7. Conversion-focused calls to action
There is a noticeable shift away from generic buttons and vague prompts. Businesses are paying more attention to how calls to action are written, placed and repeated across a site.
A good call to action should reflect what the visitor is ready to do. On some pages that might be requesting a quote. On others, it could be booking a call, viewing work, or sending an enquiry. The wording matters because different stages of intent need different prompts.
Design also plays a part. If every button competes for attention, none of them stand out. If key actions are buried too low, opportunities are missed. The best business websites now build conversion paths into the design from the start rather than treating them as an afterthought.
8. Smarter use of animation and interaction
Animation is still popular, but the approach is more restrained. Instead of flashy effects for their own sake, businesses are using motion to support usability and add polish. That might mean hover states that clarify what is clickable, subtle transitions that make navigation feel smoother, or small movements that draw attention to an important area.

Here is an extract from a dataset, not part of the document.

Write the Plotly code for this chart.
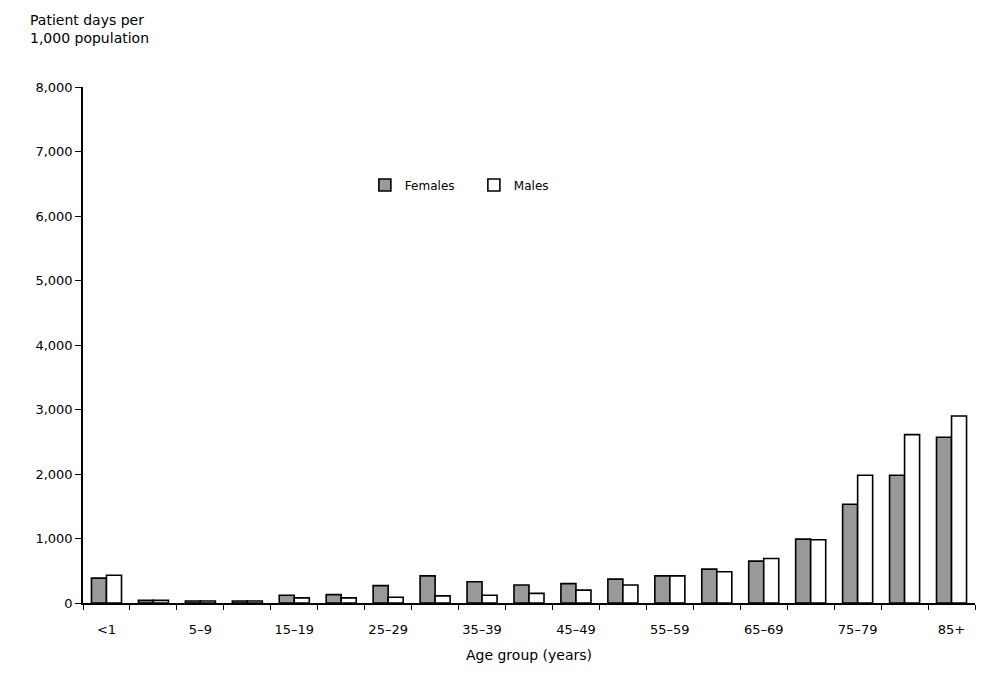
import plotly.graph_objects as go

categories = ["<1", "1–4", "5–9", "10–14", "15–19", "20–24", "25–29", "30–34", "35–39",
              "40–44", "45–49", "50–54", "55–59", "60–64", "65–69", "70–74", "75–79",
              "80–84", "85+"]
females = [385, 40, 30, 30, 120, 130, 270, 420, 330, 280, 300, 370, 420, 525, 650, 990, 1530, 1980, 2570]
males = [430, 40, 30, 30, 80, 80, 90, 110, 120, 150, 200, 280, 420, 485, 690, 980, 1980, 2610, 2900]
tick_labels = ["<1", "", "5–9", "", "15–19", "", "25–29", "", "35–39", "", "45–49", "",
               "55–59", "", "65–69", "", "75–79", "", "85+"]
y_ticks = [0, 1000, 2000, 3000, 4000, 5000, 6000, 7000, 8000]

font = "DejaVu Sans, Arial, sans-serif"

fig = go.Figure()
fig.add_trace(go.Bar(x=categories, y=females, name="Females",
                     marker=dict(color="#999999", line=dict(color="black", width=1.6))))
fig.add_trace(go.Bar(x=categories, y=males, name="Males",
                     marker=dict(color="white", line=dict(color="black", width=1.6))))

# page body has an 8px default margin, so the figure is sized to fit the window
fig.update_layout(
    width=981, height=671,
    paper_bgcolor="white", plot_bgcolor="white",
    margin=dict(l=75, r=14, t=79, b=76, autoexpand=False),
    barmode="group", bargap=0.36, bargroupgap=0,
    font=dict(family=font, size=14, color="black"),
    showlegend=True,
    legend=dict(orientation="h", x=0.316, y=0.81, xanchor="left", yanchor="middle",
                font=dict(size=12), bgcolor="rgba(0,0,0,0)",
                entrywidth=64, entrywidthmode="pixels"),
    annotations=[dict(text="Patient days per<br>1,000 population", xref="paper", yref="paper",
                      x=-0.062, y=1.15, xanchor="left", yanchor="top", showarrow=False,
                      align="left", font=dict(size=14))],
)
fig.update_xaxes(
    type="category", tickvals=categories, ticktext=tick_labels, tickangle=0,
    ticks="outside", tickson="boundaries", ticklen=5, tickcolor="black",
    ticklabelstandoff=14,
    showline=True, linecolor="black", linewidth=1.5, showgrid=False,
    title=dict(text="Age group (years)", standoff=14, font=dict(size=14)),
    tickfont=dict(size=13), automargin=False,
)
fig.update_yaxes(
    range=[0, 8000], tickvals=y_ticks, tickformat=",d",
    ticks="outside", ticklen=6, tickcolor="black",
    showline=True, linecolor="black", linewidth=1.5, showgrid=False, zeroline=False,
    tickfont=dict(size=13), automargin=False,
)

fig.write_html("out.html")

Used well, interaction can make a site feel current and considered. Used badly, it slows everything down and makes the experience harder to use. This is one of the clearest examples of a trend that depends on context. A high-end brand may benefit from more refined motion design. A practical service website may need very little of it.
The question is not whether animation is modern. It is whether it helps the visitor move forward.
9. Design that supports ongoing growth
A growing trend, especially among businesses that rely on regular marketing activity, is designing websites as scalable platforms rather than fixed brochure sites. That means building with future SEO work, new landing pages, content updates and integrations in mind.
This is less visible than typography or layout changes, but it has a bigger long-term impact. A website should not need rebuilding every time a service evolves or a campaign launches. Flexible page structures, sensible CMS setups and maintainable design systems make it easier to adapt without creating inconsistency.
For WordPress sites in particular, this approach is valuable. A site can look polished on launch day, but if updating it becomes awkward or risky, it soon starts to drift. A commercially useful design is one that stays strong after launch, not just during it.
Which trends should a business ignore?
Some trends are better admired than adopted. Overdesigned navigation, autoplay media, excessive scrolling effects and style choices that reduce readability can all hurt performance. A business website has a job to do. It needs to communicate clearly, rank well, and help the right users take action.
That does not mean playing safe with every decision. It means being selective. A trend is only valuable if it improves the user experience or strengthens the brand in a measurable way. If it adds friction, slows the site down, or distracts from the offer, it is probably not the right fit.
For most SMEs, the best route is not to ask what is fashionable. It is to ask what will still feel credible, useful and easy to manage in twelve months’ time. That is usually where strong commercial design decisions come from.
A good website should look current, but more importantly, it should make the business easier to trust. If a design trend helps you do that, it is worth serious attention. If it only makes the site look busier, it is probably one to leave behind.